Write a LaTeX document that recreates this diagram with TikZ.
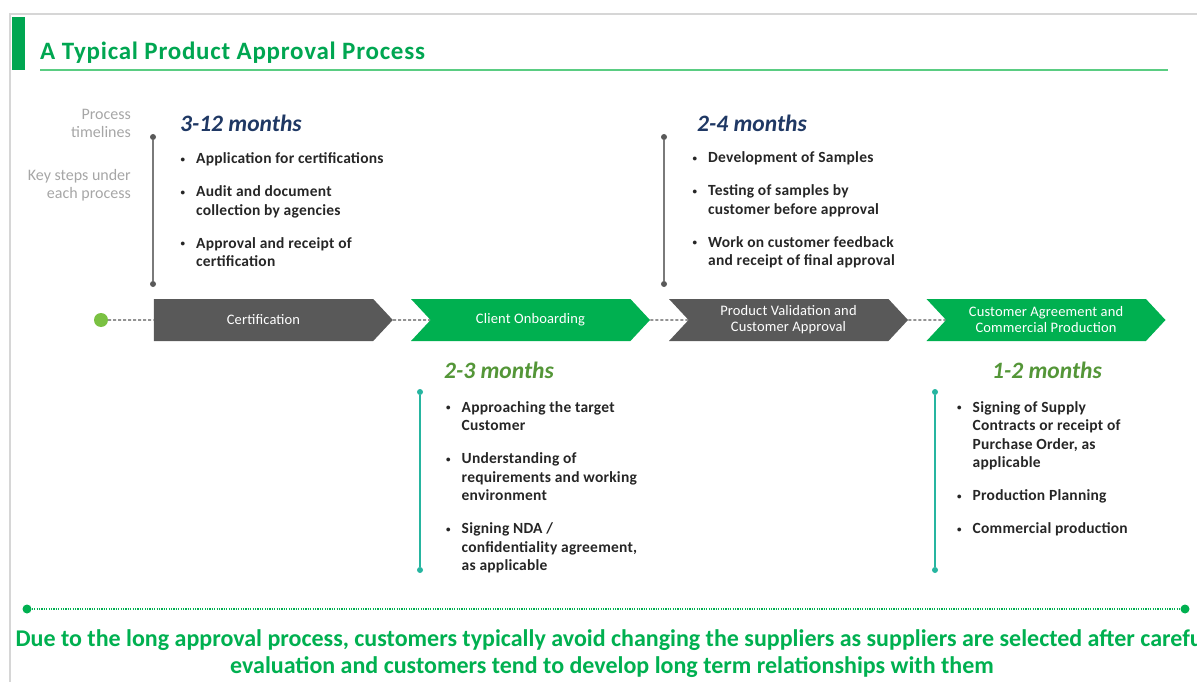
\documentclass[tikz,border=0pt]{standalone}
\usepackage{fontspec}
\setmainfont{Carlito}
\usetikzlibrary{shapes.symbols,backgrounds}

\definecolor{framegray}{RGB}{214,214,214}
\definecolor{titlegreen}{RGB}{0,166,81}
\definecolor{rulegreen}{RGB}{90,205,130}
\definecolor{stagegray}{RGB}{89,89,89}
\definecolor{stagegreen}{RGB}{0,176,80}
\definecolor{startgreen}{RGB}{122,193,66}
\definecolor{navytext}{RGB}{31,56,100}
\definecolor{olivegreen}{RGB}{84,150,56}
\definecolor{tealline}{RGB}{38,181,160}
\definecolor{labelgray}{RGB}{166,166,166}
\definecolor{bodytext}{RGB}{38,38,38}

\newcommand{\stepbullet}{\makebox[15.5pt][l]{\raisebox{1.5pt}{\fontsize{9}{9}\selectfont\textbullet}}}
\newcommand{\stepgap}{\\[14.5pt]}

\tikzset{
  stage/.style={signal, signal to=east, signal pointer angle=94,
    minimum width=239pt, minimum height=42pt, inner sep=0pt,
    align=center, text=white, font=\fontsize{14.5}{16}\selectfont\addfontfeatures{LetterSpace=1}},
  firststage/.style={stage, signal from=nowhere},
  laterstage/.style={stage, signal from=west},
  period/.style={anchor=base west, inner sep=0pt, font=\fontsize{23.5}{24}\selectfont\bfseries\itshape},
  steplist/.style={anchor=base west, inner sep=0pt, text=bodytext,
    font=\fontsize{15.5}{18.5}\selectfont\bfseries\addfontfeatures{LetterSpace=1.5}},
  sidelabel/.style={anchor=base east, inner sep=0pt, text=labelgray, font=\fontsize{16}{18}\selectfont},
  tdot/.style={circle, fill=#1, inner sep=0pt, minimum size=6pt},
  tline/.style={line width=1.5pt, draw=#1},
  link/.style={draw=stagegray, line width=1.3pt, dash pattern=on 3pt off 2pt}
}

\begin{document}
\begin{tikzpicture}[x=1pt, y=-1pt]
  \useasboundingbox (0,0) rectangle (1197,682);

  % frame and heading
  \draw[framegray, line width=1.5pt] (10,682) -- (10,14) -- (1197,14);
  \fill[titlegreen] (12,17) rectangle (25,70);
  \node[anchor=base west, inner sep=0pt, text=titlegreen,
    font=\fontsize{25}{26}\selectfont\bfseries\addfontfeatures{LetterSpace=3}]
    (title) at (40,59.5) {A Typical Product Approval Process};
  \draw[rulegreen, line width=2pt] (40,70) -- (1168,70);

  % row labels
  \node[sidelabel] (plabel) at (131,120) {\begin{tabular}[t]{@{}r@{}}Process\\timelines\end{tabular}};
  \node[sidelabel] (klabel) at (131,180) {\begin{tabular}[t]{@{}r@{}}Key steps under\\each process\end{tabular}};

  % stages
  \node[firststage, fill=stagegray] (cert) at (263.5,320) {Certification};
  \node[laterstage, fill=stagegreen] (onb) at (530.5,320) {Client Onboarding};
  \node[laterstage, fill=stagegray] (valid) at (788.5,320) {Product Validation and\\Customer Approval};
  \node[laterstage, fill=stagegreen] (agree) at (1046,320) {Customer Agreement and\\Commercial Production};
  \node[circle, fill=startgreen, inner sep=0pt, minimum size=14pt] (start) at (101,320) {};

  \begin{pgfonlayer}{background}
    \draw[link] (start) -- (cert);
    \draw[link] (cert) -- (onb);
    \draw[link] (onb) -- (valid);
    \draw[link] (valid) -- (agree);
  \end{pgfonlayer}

  % timeline bars
  \node[tdot=stagegray] (certtop) at (153,137) {};
  \node[tdot=stagegray] (certbot) at (153,284) {};
  \draw[tline=stagegray!80] (certtop) -- (certbot);
  \node[tdot=stagegray] (validtop) at (664,137) {};
  \node[tdot=stagegray] (validbot) at (664,284) {};
  \draw[tline=stagegray!80] (validtop) -- (validbot);
  \node[tdot=tealline] (onbtop) at (420,392) {};
  \node[tdot=tealline] (onbbot) at (420,570) {};
  \draw[tline=tealline] (onbtop) -- (onbbot);
  \node[tdot=tealline] (agreetop) at (935,392) {};
  \node[tdot=tealline] (agreebot) at (935,570) {};
  \draw[tline=tealline] (agreetop) -- (agreebot);

  % durations
  \node[period, text=navytext] (certtime) at (180,132) {3-12 months};
  \node[period, text=navytext] (validtime) at (697,132) {2-4 months};
  \node[period, text=olivegreen] (onbtime) at (444,378) {2-3 months};
  \node[period, text=olivegreen] (agreetime) at (992,378) {1-2 months};

  % key steps
  \node[steplist] (certsteps) at (180.5,164) {\begin{tabular}[t]{@{}l@{}l@{}}
    \stepbullet & Application for certifications\stepgap
    \stepbullet & Audit and document\\
                & collection by agencies\stepgap
    \stepbullet & Approval and receipt of\\
                & certification
  \end{tabular}};
  \node[steplist] (validsteps) at (692.5,163) {\begin{tabular}[t]{@{}l@{}l@{}}
    \stepbullet & Development of Samples\stepgap
    \stepbullet & Testing of samples by\\
                & customer before approval\stepgap
    \stepbullet & Work on customer feedback\\
                & and receipt of final approval
  \end{tabular}};
  \node[steplist] (onbsteps) at (446,412) {\begin{tabular}[t]{@{}l@{}l@{}}
    \stepbullet & Approaching the target\\
                & Customer\stepgap
    \stepbullet & Understanding of\\
                & requirements and working\\
                & environment\stepgap
    \stepbullet & Signing NDA /\\
                & confidentiality agreement,\\
                & as applicable
  \end{tabular}};
  \node[steplist] (agreesteps) at (957,412) {\begin{tabular}[t]{@{}l@{}l@{}}
    \stepbullet & Signing of Supply\\
                & Contracts or receipt of\\
                & Purchase Order, as\\
                & applicable\stepgap
    \stepbullet & Production Planning\stepgap
    \stepbullet & Commercial production
  \end{tabular}};

  % closing note
  \node[circle, fill=stagegreen, inner sep=0pt, minimum size=9pt] (noteleft) at (27,609) {};
  \node[circle, fill=stagegreen, inner sep=0pt, minimum size=9pt] (noteright) at (1185,609) {};
  \draw[stagegreen, line width=1.2pt, dash pattern=on 1.2pt off 1.2pt] (noteleft) -- (noteright);
  \node[anchor=base, inner sep=0pt, text=stagegreen, font=\fontsize{24}{27}\selectfont\bfseries]
    (note) at (612,646) {\begin{tabular}[t]{@{}c@{}}Due to the long approval process, customers typically avoid changing the suppliers as suppliers are selected after careful\\
    evaluation and customers tend to develop long term relationships with them\end{tabular}};
\end{tikzpicture}
\end{document}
- - -
Copy out the whole listing exactly, and don't carry over any pictures.

Answer to this problem >>
Write a LaTeX document that recreates this diagram with TikZ.
\documentclass[tikz,border=0pt]{standalone}
\usepackage{fontspec}
\setmainfont{Carlito}
\usetikzlibrary{shapes.symbols,backgrounds}

\definecolor{framegray}{RGB}{214,214,214}
\definecolor{titlegreen}{RGB}{0,166,81}
\definecolor{rulegreen}{RGB}{90,205,130}
\definecolor{stagegray}{RGB}{89,89,89}
\definecolor{stagegreen}{RGB}{0,176,80}
\definecolor{startgreen}{RGB}{122,193,66}
\definecolor{navytext}{RGB}{31,56,100}
\definecolor{olivegreen}{RGB}{84,150,56}
\definecolor{tealline}{RGB}{38,181,160}
\definecolor{labelgray}{RGB}{166,166,166}
\definecolor{bodytext}{RGB}{38,38,38}

\newcommand{\stepbullet}{\makebox[15.5pt][l]{\raisebox{1.5pt}{\fontsize{9}{9}\selectfont\textbullet}}}
\newcommand{\stepgap}{\\[14.5pt]}

\tikzset{
  stage/.style={signal, signal to=east, signal pointer angle=94,
    minimum width=239pt, minimum height=42pt, inner sep=0pt,
    align=center, text=white, font=\fontsize{14.5}{16}\selectfont\addfontfeatures{LetterSpace=1}},
  firststage/.style={stage, signal from=nowhere},
  laterstage/.style={stage, signal from=west},
  period/.style={anchor=base west, inner sep=0pt, font=\fontsize{23.5}{24}\selectfont\bfseries\itshape},
  steplist/.style={anchor=base west, inner sep=0pt, text=bodytext,
    font=\fontsize{15.5}{18.5}\selectfont\bfseries\addfontfeatures{LetterSpace=1.5}},
  sidelabel/.style={anchor=base east, inner sep=0pt, text=labelgray, font=\fontsize{16}{18}\selectfont},
  tdot/.style={circle, fill=#1, inner sep=0pt, minimum size=6pt},
  tline/.style={line width=1.5pt, draw=#1},
  link/.style={draw=stagegray, line width=1.3pt, dash pattern=on 3pt off 2pt}
}

\begin{document}
\begin{tikzpicture}[x=1pt, y=-1pt]
  \useasboundingbox (0,0) rectangle (1197,682);

  % frame and heading
  \draw[framegray, line width=1.5pt] (10,682) -- (10,14) -- (1197,14);
  \fill[titlegreen] (12,17) rectangle (25,70);
  \node[anchor=base west, inner sep=0pt, text=titlegreen,
    font=\fontsize{25}{26}\selectfont\bfseries\addfontfeatures{LetterSpace=3}]
    (title) at (40,59.5) {A Typical Product Approval Process};
  \draw[rulegreen, line width=2pt] (40,70) -- (1168,70);

  % row labels
  \node[sidelabel] (plabel) at (131,120) {\begin{tabular}[t]{@{}r@{}}Process\\timelines\end{tabular}};
  \node[sidelabel] (klabel) at (131,180) {\begin{tabular}[t]{@{}r@{}}Key steps under\\each process\end{tabular}};

  % stages
  \node[firststage, fill=stagegray] (cert) at (263.5,320) {Certification};
  \node[laterstage, fill=stagegreen] (onb) at (530.5,320) {Client Onboarding};
  \node[laterstage, fill=stagegray] (valid) at (788.5,320) {Product Validation and\\Customer Approval};
  \node[laterstage, fill=stagegreen] (agree) at (1046,320) {Customer Agreement and\\Commercial Production};
  \node[circle, fill=startgreen, inner sep=0pt, minimum size=14pt] (start) at (101,320) {};

  \begin{pgfonlayer}{background}
    \draw[link] (start) -- (cert);
    \draw[link] (cert) -- (onb);
    \draw[link] (onb) -- (valid);
    \draw[link] (valid) -- (agree);
  \end{pgfonlayer}

  % timeline bars
  \node[tdot=stagegray] (certtop) at (153,137) {};
  \node[tdot=stagegray] (certbot) at (153,284) {};
  \draw[tline=stagegray!80] (certtop) -- (certbot);
  \node[tdot=stagegray] (validtop) at (664,137) {};
  \node[tdot=stagegray] (validbot) at (664,284) {};
  \draw[tline=stagegray!80] (validtop) -- (validbot);
  \node[tdot=tealline] (onbtop) at (420,392) {};
  \node[tdot=tealline] (onbbot) at (420,570) {};
  \draw[tline=tealline] (onbtop) -- (onbbot);
  \node[tdot=tealline] (agreetop) at (935,392) {};
  \node[tdot=tealline] (agreebot) at (935,570) {};
  \draw[tline=tealline] (agreetop) -- (agreebot);

  % durations
  \node[period, text=navytext] (certtime) at (180,132) {3-12 months};
  \node[period, text=navytext] (validtime) at (697,132) {2-4 months};
  \node[period, text=olivegreen] (onbtime) at (444,378) {2-3 months};
  \node[period, text=olivegreen] (agreetime) at (992,378) {1-2 months};

  % key steps
  \node[steplist] (certsteps) at (180.5,164) {\begin{tabular}[t]{@{}l@{}l@{}}
    \stepbullet & Application for certifications\stepgap
    \stepbullet & Audit and document\\
                & collection by agencies\stepgap
    \stepbullet & Approval and receipt of\\
                & certification
  \end{tabular}};
  \node[steplist] (validsteps) at (692.5,163) {\begin{tabular}[t]{@{}l@{}l@{}}
    \stepbullet & Development of Samples\stepgap
    \stepbullet & Testing of samples by\\
                & customer before approval\stepgap
    \stepbullet & Work on customer feedback\\
                & and receipt of final approval
  \end{tabular}};
  \node[steplist] (onbsteps) at (446,412) {\begin{tabular}[t]{@{}l@{}l@{}}
    \stepbullet & Approaching the target\\
                & Customer\stepgap
    \stepbullet & Understanding of\\
                & requirements and working\\
                & environment\stepgap
    \stepbullet & Signing NDA /\\
                & confidentiality agreement,\\
                & as applicable
  \end{tabular}};
  \node[steplist] (agreesteps) at (957,412) {\begin{tabular}[t]{@{}l@{}l@{}}
    \stepbullet & Signing of Supply\\
                & Contracts or receipt of\\
                & Purchase Order, as\\
                & applicable\stepgap
    \stepbullet & Production Planning\stepgap
    \stepbullet & Commercial production
  \end{tabular}};

  % closing note
  \node[circle, fill=stagegreen, inner sep=0pt, minimum size=9pt] (noteleft) at (27,609) {};
  \node[circle, fill=stagegreen, inner sep=0pt, minimum size=9pt] (noteright) at (1185,609) {};
  \draw[stagegreen, line width=1.2pt, dash pattern=on 1.2pt off 1.2pt] (noteleft) -- (noteright);
  \node[anchor=base, inner sep=0pt, text=stagegreen, font=\fontsize{24}{27}\selectfont\bfseries]
    (note) at (612,646) {\begin{tabular}[t]{@{}c@{}}Due to the long approval process, customers typically avoid changing the suppliers as suppliers are selected after careful\\
    evaluation and customers tend to develop long term relationships with them\end{tabular}};
\end{tikzpicture}
\end{document}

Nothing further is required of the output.